Penn State used a variety of blitz looks in the first half that resulted in pressure without a finished product. There was no better example than the Utes’ biggest play of the night, in which defensive coordinator Manny Diaz dialed up a blitz that brought a pair of safeties and nickel cornerback Daequan Hardy on a 3rd-and-10. Ji’Ayir Brown and Keaton Ellis were a half-step away from dropping Rising as he let go of a floater that came up short of its target, but Utah wideout Devaughn Vele was able to adjust while Penn State corner Marquis Wilson was not, resulting in a 47-yard gain that eventually led to a score. 

Rising’s elusiveness frustrated the Nittany Lions, but the defense would keep the pressure coming. Penn State finally dropped Rising for the first time on the final play of the first half. 

“The guy is hard to sack,” Diaz said after the win. “Sometimes we were getting back there, we just couldn’t get the guy on the ground. But I also think when you’re relentless, and you’re chasing quarterbacks around and they’re running for their life that sooner or later that starts to tell. Pressure, I’ve always felt, is a cumulative thing.”

Penn State’s persistence started showing after halftime

A pass rush that got close in the first half started to get closer as the second half opened. Pressure became hits in the third quarter and hits turned into sacks in the fourth. After a Nick Singleton 87-yard touchdown run gave the Nittany Lions a lead in the third, the floodgates started to open. Rising tried to somehow take more upon his shoulders, but on a 3rd-and-7 he was flushed out of the pocket and went down awkwardly before a collision with three Penn State defenders. 

Rising would leave the game and not return. His presence far outweighed his numbers on Monday. he completed just 8-of-21 passes for 95 yards and a score and added 47 yards on 10 carries. Once he was out of the picture, things swung heavily in the Nittany Lions’ favor. 

“We understood that we were gonna get home,” said defensive tackle PJ Mustipher. “It’s really not that easy when you have a quarterback like that, who was a leader. He’s been there, done that. It’s really not that easy to get home, and he’s mobile. We just understood that if we kept rushing, kept going with our plan that we had in place, we’ll eventually get home. We just had to trust it.”

Quarterback change opened the floodgates

The stat line after Utah backup Bryson Barnes came into the game tipped heavily in Penn State’s favor. The Nittany Lions got to Barnes four times in the last 20 minutes of the game and allowed its only points of the second half with under a minute remaining. 
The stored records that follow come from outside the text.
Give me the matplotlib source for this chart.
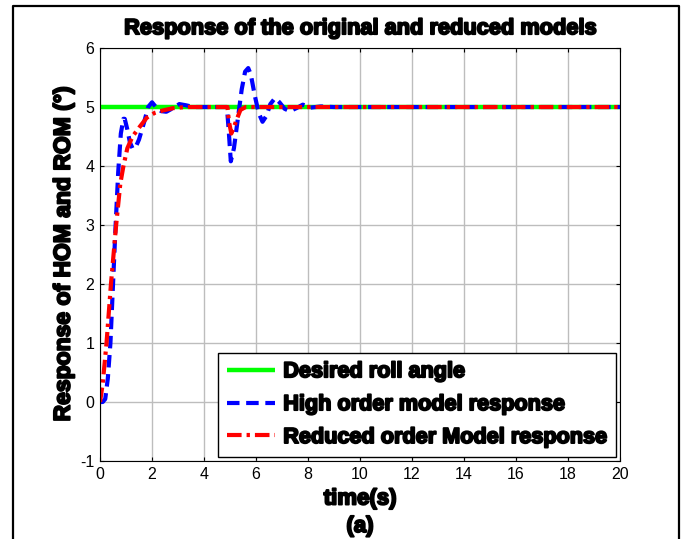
import numpy as np
import matplotlib
matplotlib.use("Agg")
import matplotlib.pyplot as plt
from matplotlib import patheffects as pe
from matplotlib.lines import Line2D

plt.rcParams["font.family"] = ["Liberation Sans", "DejaVu Sans"]
plt.rcParams["axes.unicode_minus"] = False

# desired roll angle (deg)
t_ref = [0, 20]
y_ref = [5, 5]

# high order model response
t_hom = [0, 0.1, 0.2, 0.3, 0.4, 0.5, 0.6, 0.7, 0.8, 0.9, 0.95, 1.05, 1.15, 1.25,
         1.35, 1.5, 1.7, 1.85, 2.0, 2.15, 2.35, 2.55, 2.8, 3.05, 3.3, 3.6, 4.0,
         4.5, 4.88, 4.95, 5.03, 5.15, 5.3, 5.45, 5.58, 5.7, 5.8, 5.95, 6.1,
         6.25, 6.4, 6.55, 6.73, 6.9, 7.1, 7.3, 7.55, 7.8, 8.1, 8.5, 9.0, 10,
         12, 15, 20]
y_hom = [0, 0.0, 0.05, 0.4, 1.0, 2.0, 3.0, 3.9, 4.55, 4.8, 4.8, 4.62, 4.4, 4.3,
         4.3, 4.45, 4.75, 5.0, 5.08, 5.0, 4.93, 4.92, 4.98, 5.05, 5.03, 5.0,
         5.0, 5.0, 5.0, 4.6, 4.08, 4.3, 4.8, 5.3, 5.6, 5.66, 5.55, 5.2, 4.9,
         4.75, 4.85, 5.05, 5.15, 5.08, 4.97, 4.93, 4.98, 5.04, 4.99, 5.01,
         5.0, 5.0, 5.0, 5.0, 5.0]

# reduced order model response
t_rom = [0, 0.1, 0.25, 0.42, 0.62, 0.78, 0.9, 1.05, 1.25, 1.5, 1.8, 2.1, 2.4,
         2.8, 3.3, 4.0, 4.9, 4.96, 5.05, 5.25, 5.4, 5.6, 6.5, 8, 10, 15, 20]
y_rom = [0, 0.3, 1.0, 2.0, 3.0, 3.7, 4.0, 4.3, 4.5, 4.65, 4.82, 4.9, 4.94,
         4.98, 5.0, 5.0, 5.0, 4.75, 4.55, 4.78, 4.95, 5.0, 5.0, 5.0, 5.0,
         5.0, 5.0]

xticks = np.arange(0, 21, 2)
yticks = np.arange(-1, 7, 1)

heavy = [pe.withStroke(linewidth=1.4, foreground="black")]

fig = plt.figure(figsize=(6.87, 5.39), dpi=100)
ax = fig.add_axes([0.1456, 0.1447, 0.7569, 0.7662])

ax.plot(t_ref, y_ref, color="#00ff00", lw=3.2, solid_capstyle="butt",
        label="Desired roll angle")
ax.plot(t_hom, y_hom, color="blue", lw=3.0, dashes=(3, 1.6),
        label="High order model response")
ax.plot(t_rom, y_rom, color="red", lw=3.0, dashes=(3.5, 1.2, 0.8, 1.2),
        label="Reduced order Model response")

ax.set_xlim(0, 20)
ax.set_ylim(-1, 6)
ax.set_xticks(xticks)
ax.set_yticks(yticks)
ax.grid(True, color="#bdbdbd", lw=1.0)
ax.set_axisbelow(True)
ax.tick_params(direction="in", top=True, right=True, length=3, width=0.8,
               labelsize=11.5, pad=4)
for s in ax.spines.values():
    s.set_linewidth(0.8)

ax.set_title("Response of the original and reduced models", fontsize=15.7,
             fontweight="bold", pad=10, path_effects=heavy)
ax.set_xlabel("time(s)", fontsize=16, fontweight="bold", labelpad=5,
              path_effects=heavy)
ax.set_ylabel("Response of HOM and ROM (°)", fontsize=16.5, fontweight="bold",
              labelpad=4, path_effects=heavy)

leg = ax.legend(loc="lower right", fontsize=15.6, frameon=True, fancybox=False,
                edgecolor="black", framealpha=1, handlelength=2.2,
                handletextpad=0.4, borderpad=0.4, labelspacing=0.55,
                borderaxespad=0.2)
leg.get_frame().set_linewidth(1.0)
for txt in leg.get_texts():
    txt.set_fontweight("bold")
    txt.set_path_effects(heavy)

fig.text(0.524, 2 / 539, "(a)", fontsize=16, fontweight="bold",
         ha="center", va="bottom", path_effects=heavy)

# outer panel frame (left, top, right)
x0, x1, ytop = 13 / 687, 679 / 687, 1 - 6 / 539
fig.add_artist(Line2D([x0, x0, x1, x1], [0, ytop, ytop, 0],
                      transform=fig.transFigure, color="black", lw=1.6))

fig.savefig("out.png", dpi=100)
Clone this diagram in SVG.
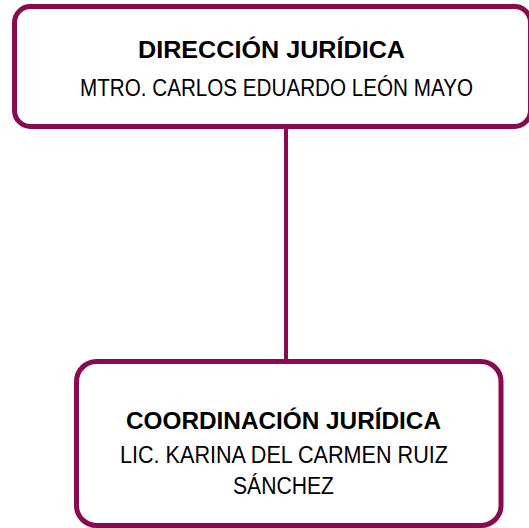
<svg xmlns="http://www.w3.org/2000/svg" width="529" height="528" viewBox="0 0 529 528">
  <style>
    .box { fill: #ffffff; stroke: #8a0a4f; stroke-width: 5; }
    .conn { stroke: #8a0a4f; stroke-width: 4; fill: none; }
    .t { font-family: "Liberation Sans", Arial, sans-serif; fill: #000000; text-anchor: middle; }
    .b { font-weight: bold; font-size: 24px; }
    .r { font-size: 23px; }
  </style>
  <rect width="529" height="528" fill="#ffffff"/>
  <g id="connectors">
    <line class="conn" x1="286" y1="128" x2="286" y2="360"/>
  </g>
  <g id="node-direccion">
    <rect class="box" x="14.5" y="6.5" width="516" height="120" rx="16" ry="16"/>
    <text class="t b" x="271.5" y="58" textLength="267" lengthAdjust="spacingAndGlyphs">DIRECCIÓN JURÍDICA</text>
    <text class="t r" x="276.5" y="96" textLength="393" lengthAdjust="spacingAndGlyphs">MTRO. CARLOS EDUARDO LEÓN MAYO</text>
  </g>
  <g id="node-coordinacion">
    <rect class="box" x="76.5" y="361.5" width="424.5" height="164" rx="20" ry="20"/>
    <text class="t b" x="283.5" y="429" textLength="315" lengthAdjust="spacingAndGlyphs">COORDINACIÓN JURÍDICA</text>
    <text class="t r" x="284" y="463" textLength="328" lengthAdjust="spacingAndGlyphs">LIC. KARINA DEL CARMEN RUIZ</text>
    <text class="t r" x="283.5" y="494" textLength="101" lengthAdjust="spacingAndGlyphs">SÁNCHEZ</text>
  </g>
</svg>
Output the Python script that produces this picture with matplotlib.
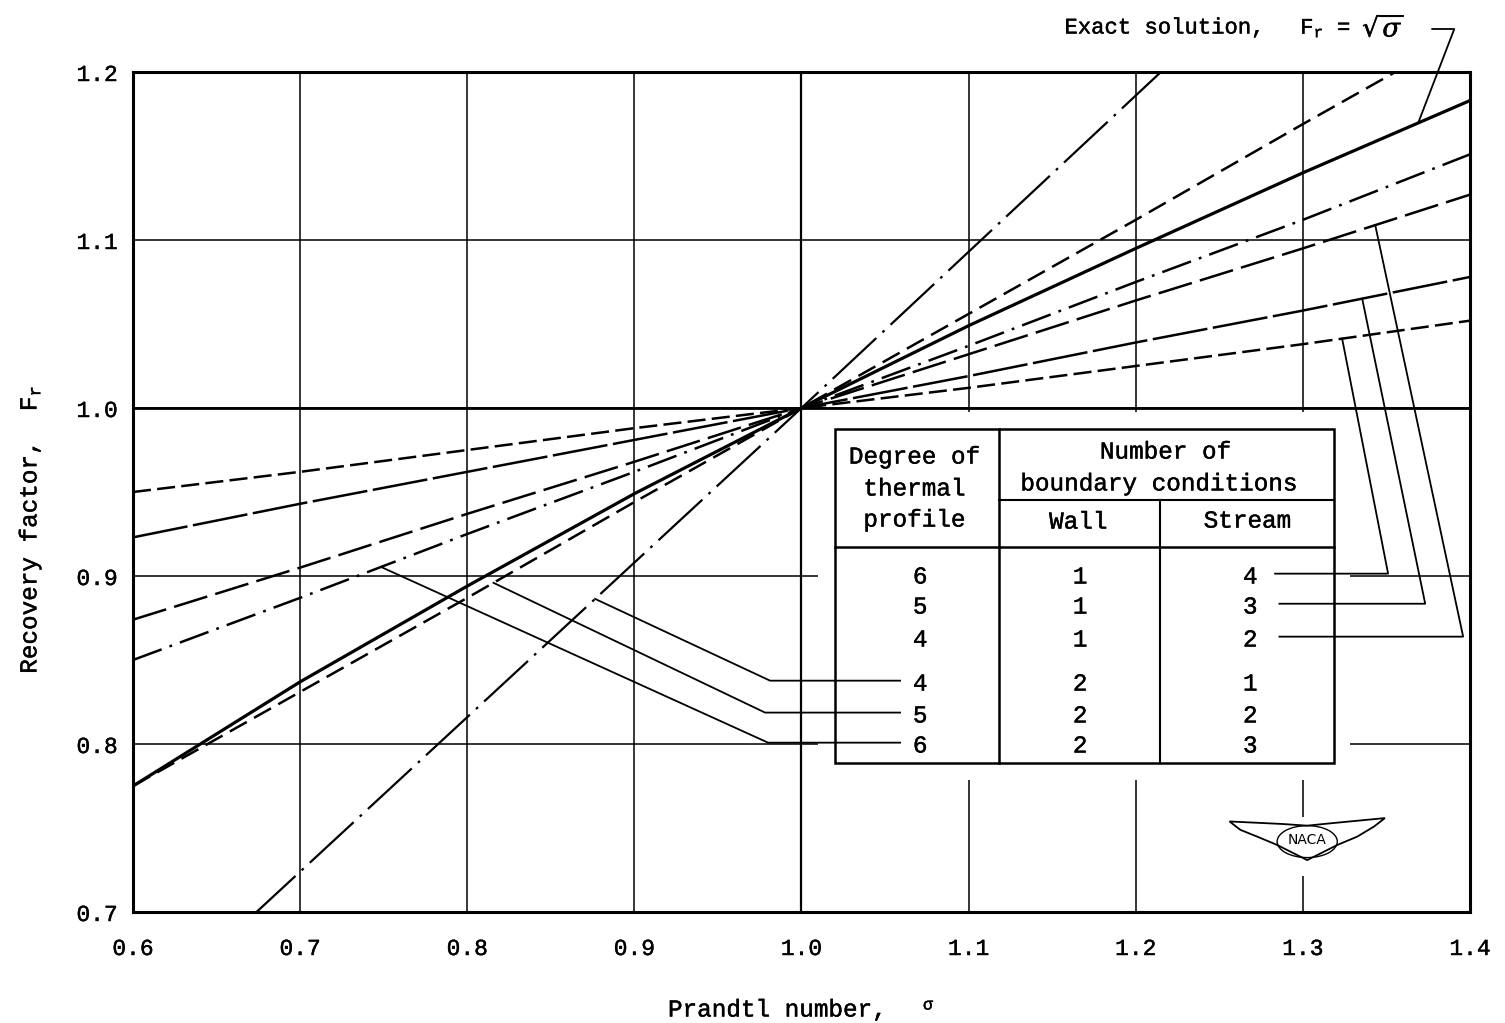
import numpy as np
import matplotlib.pyplot as plt
import matplotlib.patheffects as pe
from matplotlib.text import Text
from matplotlib.patches import Rectangle, Polygon, Ellipse

plt.rcParams['font.family'] = ['Liberation Mono', 'DejaVu Sans']
plt.rcParams['mathtext.fontset'] = 'dejavuserif'
plt.rcParams['lines.scale_dashes'] = False

# Prandtl number where the curves were read
sigma = [0.6, 0.7, 0.8, 0.9, 1.0, 1.1, 1.2, 1.3, 1.4]

# recovery factor (name = degree / wall / stream conditions)
exact = [0.775, 0.837, 0.894, 0.949, 1.0, 1.049, 1.095, 1.140, 1.183]
p6_w1_s4 = [0.950, 0.962, 0.975, 0.988, 1.0, 1.012, 1.025, 1.038, 1.052]
p5_w1_s3 = [0.923, 0.943, 0.962, 0.981, 1.0, 1.019, 1.039, 1.058, 1.078]
p4_w1_s2 = [0.874, 0.905, 0.937, 0.968, 1.0, 1.032, 1.064, 1.095, 1.127]
p6_w2_s3 = [0.850, 0.887, 0.925, 0.962, 1.0, 1.037, 1.075, 1.112, 1.151]
p5_w2_s2 = [0.775, 0.831, 0.887, 0.944, 1.0, 1.056, 1.112, 1.169, 1.225]
p4_w2_s1 = [0.632, 0.724, 0.816, 0.908, 1.0, 1.093, 1.186, 1.279, 1.372]

# table in the chart
degree = [6, 5, 4, 4, 5, 6]
wall = [1, 1, 1, 2, 2, 2]
stream = [4, 3, 2, 1, 2, 3]
row_y = [0.8994, 0.8815, 0.8619, 0.8357, 0.8167, 0.7988]

xticks = [0.6, 0.7, 0.8, 0.9, 1.0, 1.1, 1.2, 1.3, 1.4]
yticks = [0.7, 0.8, 0.9, 1.0, 1.1, 1.2]

fig = plt.figure(figsize=(15.05, 10.23), dpi=100)
ax = fig.add_axes([0.08837, 0.10850, 0.88837, 0.82111])
ax.set_xlim(0.6, 1.4)
ax.set_ylim(0.7, 1.2)
ax.set_xticks(xticks)
ax.set_xticklabels([f'{t:.1f}' for t in xticks])
ax.set_yticks(yticks)
ax.set_yticklabels([f'{t:.1f}' for t in yticks])
ax.tick_params(length=0, labelsize=16.5)
ax.tick_params(axis='x', pad=18)
ax.tick_params(axis='y', pad=11)
for s in ax.spines.values():
    s.set_linewidth(2.2)

ax.set_axisbelow(True)
ax.grid(True, color='k', lw=1.1)
ax.axhline(1.0, color='k', lw=2.0, zorder=0.6)
ax.axvline(1.0, color='k', lw=1.6, zorder=0.6)

# white margin round the table and the logo (gaps in the grid)
ax.add_patch(Rectangle((1.0099, 0.7786), 0.3184, 0.2190, fc='white', ec='none', zorder=1))
ax.add_patch(Rectangle((1.290, 0.7214), 0.025, 0.0351, fc='white', ec='none', zorder=1))

# curves
ax.plot(sigma, exact, color='k', lw=2.3, zorder=2)
ax.plot(sigma, p6_w1_s4, color='k', lw=1.8, dashes=(13, 4.5), zorder=2)
ax.plot(sigma, p5_w1_s3, color='k', lw=1.8, dashes=(40, 4), zorder=2)
ax.plot(sigma, p4_w1_s2, color='k', lw=1.8, dashes=(25, 6), zorder=2)
ax.plot(sigma, p6_w2_s3, color='k', lw=1.8, dashes=(22, 6, 2, 6), zorder=2)
ax.plot(sigma, p5_w2_s2, color='k', lw=1.8, dashes=(14, 6), zorder=2)
ax.plot(sigma, p4_w2_s1, color='k', lw=1.6, dashes=(43, 6, 2, 6), zorder=2)

# table
L, R, T, B = 1.0201, 1.3187, 0.9875, 0.7887
c1, c2 = 1.1182, 1.2146
ax.add_patch(Rectangle((L, B), R - L, T - B, fc='white', ec='k', lw=1.8, zorder=3))
ax.plot([c1, c1], [B, T], color='k', lw=1.8, zorder=3)
ax.plot([c2, c2], [B, 0.9452], color='k', lw=1.5, zorder=3)
ax.plot([c1, R], [0.9452, 0.9452], color='k', lw=1.5, zorder=3)
ax.plot([L, R], [0.9173, 0.9173], color='k', lw=1.8, zorder=3)

tkw = dict(ha='center', va='center', fontsize=17.5, zorder=4)
ax.text(1.0674, 0.9708, 'Degree of', **tkw)
ax.text(1.0674, 0.9518, 'thermal', **tkw)
ax.text(1.0674, 0.9333, 'profile', **tkw)
ax.text(1.2176, 0.9738, 'Number of', **tkw)
ax.text(1.2134, 0.9548, 'boundary conditions', **tkw)
ax.text(1.1655, 0.9321, 'Wall', **tkw)
ax.text(1.2667, 0.9327, 'Stream', **tkw)
for d, w, s, y in zip(degree, wall, stream, row_y):
    ax.text(1.071, y, str(d), **tkw)
    ax.text(1.1667, y, str(w), **tkw)
    ax.text(1.2685, y, str(s), **tkw)

# leader lines from table rows to curves
lkw = dict(color='k', lw=1.3, zorder=5, clip_on=False)
left = [(p4_w2_s1, 0.8765, 0.9812, row_y[3]),
        (p5_w2_s2, 0.8157, 0.9782, row_y[4]),
        (p6_w2_s3, 0.7484, 0.9800, row_y[5])]
for curve, s0, sc, y in left:
    ax.plot([s0, sc, 1.059], [np.interp(s0, sigma, curve), y + 0.002, y + 0.002], **lkw)

right = [(p6_w1_s4, 1.3235, 1.351, row_y[0], 1.2834),
         (p5_w1_s3, 1.3355, 1.3732, row_y[1], 1.286),
         (p4_w1_s2, 1.3433, 1.3959, row_y[2], 1.286)]
for curve, s0, sc, y, x0 in right:
    ax.plot([x0, sc, s0], [y + 0.002, y + 0.002, np.interp(s0, sigma, curve)], **lkw)

# exact solution label
ax.text(1.2774, 1.2262, 'Exact solution,', ha='right', va='center', fontsize=16, clip_on=False)
ax.text(1.2984, 1.2262, r'$\mathregular{F_r}$ =', ha='left', va='center', fontsize=16, clip_on=False)
ax.text(1.3355, 1.2262, r'$\sqrt{\sigma}$', ha='left', va='center', fontsize=19, clip_on=False)
ax.plot([1.3774, 1.3906, 1.369], [1.2256, 1.2256, np.interp(1.369, sigma, exact)], **lkw)

# NACA logo
cx, cy = 1.3026, 0.7429
wing = [(-0.0465, 0.011), (-0.015, 0.0095), (0.0, 0.0085), (0.015, 0.010), (0.0465, 0.013),
        (0.040, 0.008), (0.030, 0.002), (0.018, -0.003), (0.008, -0.008), (0.0, -0.012),
        (-0.008, -0.008), (-0.018, -0.003), (-0.030, 0.002), (-0.040, 0.006)]
ax.add_patch(Polygon([(cx + dx, cy + dy) for dx, dy in wing], closed=True,
                     fc='white', ec='k', lw=1.3, zorder=3))
ax.add_patch(Ellipse((cx, cy - 0.001), 0.036, 0.019, fc='none', ec='k', lw=1.0, zorder=3))
ax.text(cx, cy, 'NACA', ha='center', va='center', fontsize=10,
        family='DejaVu Sans', zorder=4)

fig.text(668 / 1505, 1 - 1010 / 1023, 'Prandtl number,', ha='left', va='center', fontsize=17.5)
fig.text(928 / 1505, 1 - 1005 / 1023, 'σ', ha='center', va='center', fontsize=12)
fig.text(30 / 1505, 1 - 530 / 1023, r'Recovery factor,  $\mathregular{F_r}$', ha='center', va='center',
         rotation=90, fontsize=17.5)

# typewriter text in the reference is a bit heavier than Liberation Mono
for t in fig.findobj(Text):
    if t.get_text() and t.get_text() != 'NACA':
        t.set_path_effects([pe.withStroke(linewidth=0.3, foreground='k')])

fig.savefig('out.png', dpi=100)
It was the mentality that Diaz and his veteran leaders on defense had been preaching to the unit since October. 

“We made a big point about closing the game, learning from the Ohio State game. Once we went up by seven in that third quarter, really I thought for the next 20 minutes we were just dominant,” said Diaz. “We just had a closer’s mentality today, that we were gonna take our game to a different level. It didn’t matter what we called, we were gonna have a chance to get home.”